Orang tuaku tipe orang tua yang ringan tangan, omongannya juga pedas. Takut anaknya mati, tetapi bisanya hanya marah-marah kalau anaknya sakit. Kalau belum parah, tak akan diantar ke klinik atau rumah sakit untuk diobati.
 Sementara, aku tipe anak yang tomboy, tak bisa ditekan dan selalu mengemukakan pendapatku ketika merasa tidak setuju. Otomatis, bagi mereka aku adalah anak pembangkang dan tak bisa diatur.
Bagiku, selalu dibandingkan, dicemooh bahkan disebut sampah atau aib sekali pun, itu sudah seperti sayur dan lauknya, intinya sering sekali.
Jujur, aku paling tak suka kalau ibuku sudah bilang, "Kamu, tuh, gak bisa, ya, gak bikin orang tua malu? Penyakitan, pembangkang, dan gak berguna."

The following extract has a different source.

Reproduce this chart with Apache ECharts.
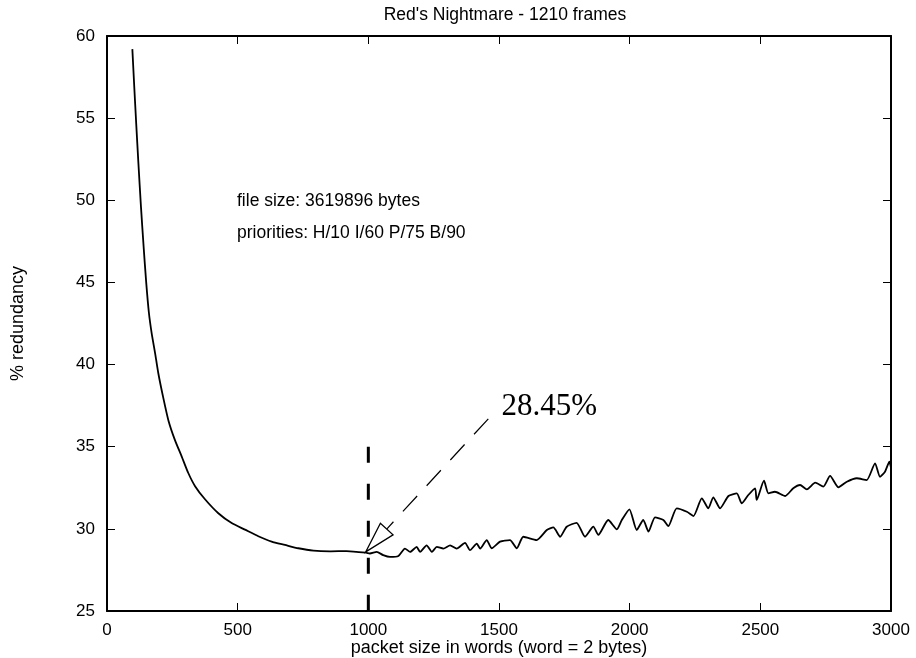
<!DOCTYPE html>
<html>
<head>
<meta charset="utf-8">
<title>Red's Nightmare - 1210 frames</title>
<script src="https://cdn.jsdelivr.net/npm/echarts@6/dist/echarts.min.js"></script>
<style>
  html, body { margin: 0; padding: 0; background: #fff; }
  #chart { width: 916px; height: 658px; }
</style>
</head>
<body>
<div id="chart"></div>
<script>
// packet size (words) and % redundancy
var packetSize = [97, 104, 112, 120, 130, 140, 150, 160, 171, 184, 196, 215, 235, 260, 286, 311, 337,
    375, 426, 477, 528, 579, 630, 681, 732, 790, 853, 917, 991, 1006, 1032, 1057, 1083, 1115, 1140, 1160, 1185,
    1198, 1223, 1243, 1262, 1287, 1313, 1338, 1370, 1389, 1415, 1428, 1453, 1472, 1504, 1542, 1568, 1593, 1644,
    1683, 1708, 1734, 1759, 1797, 1829, 1861, 1880, 1918, 1951, 1970, 1999, 2027, 2052, 2072, 2097, 2129, 2148,
    2180, 2219, 2244, 2276, 2301, 2320, 2346, 2378, 2410, 2429, 2454, 2480, 2486, 2514, 2531, 2556, 2595, 2626,
    2652, 2678, 2710, 2741, 2767, 2799, 2831, 2869, 2907, 2939, 2958, 2977, 2994, 3000];
var redundancy = [59.2, 57.0, 54.6, 52.3, 49.6, 47.2, 45.0, 43.2, 41.9, 40.7, 39.5, 38.0, 36.6, 35.4, 34.4, 33.4, 32.6,
    31.8, 30.95, 30.35, 29.95, 29.55, 29.22, 29.02, 28.82, 28.67, 28.63, 28.65, 28.55, 28.5, 28.6, 28.4, 28.29, 28.35, 28.8, 28.6, 28.9,
    28.6, 29.0, 28.6, 28.9, 28.8, 29.0, 28.8, 29.15, 28.7, 29.1, 28.8, 29.32, 28.82, 29.22, 29.32, 28.82, 29.52, 29.32,
    29.93, 30.09, 29.52, 30.13, 30.37, 29.52, 30.13, 29.63, 30.54, 29.97, 30.54, 31.19, 29.93, 30.54, 29.83, 30.7, 30.54, 30.17,
    31.25, 31.04, 30.78, 31.86, 31.25, 31.92, 31.25, 32.0, 32.16, 31.55, 32.06, 32.47, 31.76, 32.93, 32.16, 32.26, 32.0, 32.47,
    32.67, 32.4, 32.81, 32.57, 33.22, 32.53, 32.87, 33.08, 32.97, 33.99, 33.17, 33.48, 34.09, 33.7];

var xTicks = [0, 500, 1000, 1500, 2000, 2500, 3000];
var yTicks = [25, 30, 35, 40, 45, 50, 55, 60];

// annotation: optimum marker and arrow
var markerX = 1000;
var markerRange = [25, 35];
var arrowFrom = [1459, 36.7];
var arrowTo = [990, 28.6];
var labelAt = [1510, 37.45];
var arrowLabel = '28.45%';

var notes = ['file size: 3619896 bytes', 'priorities: H/10 I/60 P/75 B/90'];

var points = [];
for (var i = 0; i < packetSize.length; i++) {
    points.push([packetSize[i], redundancy[i]]);
}

var font = 'Liberation Sans';

function baseAxis(ticks) {
    return {
        type: 'value',
        min: ticks[0],
        max: ticks[ticks.length - 1],
        interval: ticks[1] - ticks[0],
        splitLine: { show: false },
        axisLine: { show: true, onZero: false, lineStyle: { color: '#000', width: 2 } },
        axisTick: { show: true, inside: true, length: 8, lineStyle: { color: '#000', width: 1 } }
    };
}

function plain(v) { return String(v); }

var xBottom = baseAxis(xTicks);
xBottom.position = 'bottom';
xBottom.name = 'packet size in words (word = 2 bytes)';
xBottom.nameLocation = 'middle';
xBottom.nameGap = 28;
xBottom.nameMoveOverlap = false;
xBottom.nameTextStyle = { color: '#000', fontFamily: font, fontSize: 18 };
xBottom.axisLabel = { color: '#000', fontFamily: font, fontSize: 17, margin: 11, formatter: plain };

var xTop = baseAxis(xTicks);
xTop.position = 'top';
xTop.axisLabel = { show: false };

var yLeft = baseAxis(yTicks);
yLeft.position = 'left';
yLeft.name = '% redundancy';
yLeft.nameLocation = 'middle';
yLeft.nameRotate = 90;
yLeft.nameGap = 80;
yLeft.nameMoveOverlap = false;
yLeft.nameTextStyle = { color: '#000', fontFamily: font, fontSize: 18 };
yLeft.axisLabel = { color: '#000', fontFamily: font, fontSize: 17, margin: 12, formatter: plain };

var yRight = baseAxis(yTicks);
yRight.position = 'right';
yRight.axisLabel = { show: false };

var option = {
    backgroundColor: '#fff',
    animation: false,
    title: {
        text: "Red's Nightmare - 1210 frames",
        left: 500,
        top: 1,
        textAlign: 'center',
        textStyle: { color: '#000', fontFamily: font, fontSize: 17.5, fontWeight: 'normal' }
    },
    grid: { left: 107, right: 25, top: 36, bottom: 47, outerBoundsMode: 'none' },
    xAxis: [xBottom, xTop],
    yAxis: [yLeft, yRight],
    graphic: [
        { type: 'text', left: 237, top: 192, style: { text: notes[0], fill: '#000', font: '17.5px "Liberation Sans"' } },
        { type: 'text', left: 237, top: 224, style: { text: notes[1], fill: '#000', font: '17.5px "Liberation Sans"' } }
    ],
    series: [
        {
            type: 'line',
            xAxisIndex: 0,
            yAxisIndex: 0,
            data: points,
            showSymbol: false,
            symbol: 'none',
            smooth: 0.2,
            lineStyle: { color: '#000', width: 1.8 },
            silent: true
        },
        {
            type: 'custom',
            xAxisIndex: 0,
            yAxisIndex: 0,
            silent: true,
            clip: false,
            data: [arrowTo],
            renderItem: function(params, api) {
                var a = api.coord(arrowFrom);
                var b = api.coord(arrowTo);
                var dx = a[0] - b[0], dy = a[1] - b[1];
                var len = Math.sqrt(dx * dx + dy * dy);
                var ux = dx / len, uy = dy / len;
                var headLen = 31, headHalf = 8.6;
                var base = [b[0] + ux * headLen, b[1] + uy * headLen];
                var c1 = [base[0] - uy * headHalf, base[1] + ux * headHalf];
                var c2 = [base[0] + uy * headHalf, base[1] - ux * headHalf];
                var m1 = api.coord([markerX, markerRange[1]]);
                var m0 = api.coord([markerX, markerRange[0]]);
                var t = api.coord(labelAt);
                return {
                    type: 'group',
                    children: [
                        {
                            type: 'line',
                            shape: { x1: m1[0], y1: m1[1], x2: m0[0], y2: m0[1] },
                            style: { stroke: '#000', lineWidth: 3, lineDash: [16, 21] }
                        },
                        {
                            type: 'line',
                            shape: { x1: a[0], y1: a[1], x2: base[0], y2: base[1] },
                            style: { stroke: '#000', lineWidth: 1.2, lineDash: [21, 14] }
                        },
                        {
                            type: 'polygon',
                            shape: { points: [b, c1, c2] },
                            style: { stroke: '#000', lineWidth: 1.3, fill: '#fff' }
                        },
                        {
                            type: 'text',
                            style: {
                                text: arrowLabel,
                                x: t[0],
                                y: t[1],
                                fill: '#000',
                                font: '31px "Liberation Serif"',
                                align: 'left',
                                verticalAlign: 'middle'
                            }
                        }
                    ]
                };
            }
        }
    ]
};

var myChart = echarts.init(document.getElementById('chart'));
myChart.setOption(option);
</script>
</body>
</html>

Kalau tak ingat mereka orang tuaku, ingin rasanya aku bilang, "Anjink!"
Percayalah, sebenarnya aku adalah anak yang cepat tanggap, cuma aku tipe pendendam. Mungkin mereka tak sadar dengan karakterku karena bagi mereka anak berprestasi itu ya yang penurut.
Kakakku, rangking lima di sekolah, sedangkan aku tanpa belajar saja rangking dua. Itu bagi mereka sampah.
 Suatu hari, ketika ada konflik dengan Ibu, aku sendiri lupa awalnya bagaimana yang jelas waktu itu bukan kesalahanku. Namun, aku yang dimakinya.
Spontan saja aku menjawab, "Kenapa kalian nggak bunuh saja aku sekalian? Biar kalian puas! Capek aku selalu dibandingin mulu!"
Merasa diserang, mereka pun menjawab, "Kalo saja nggak ingat ada penjara, sudah dari dulu kamu Ibu bunuh. Rugi punya anak pembangkang seperti kamu!"
Masih ingat rasanya waktu itu, sakit, tetapi tak bisa menangis. Rasanya sekarat, tetapi nyawa enggan melayang. Sejak saat itu, mereka selalu bilang kalimat laknat itu setiap marah.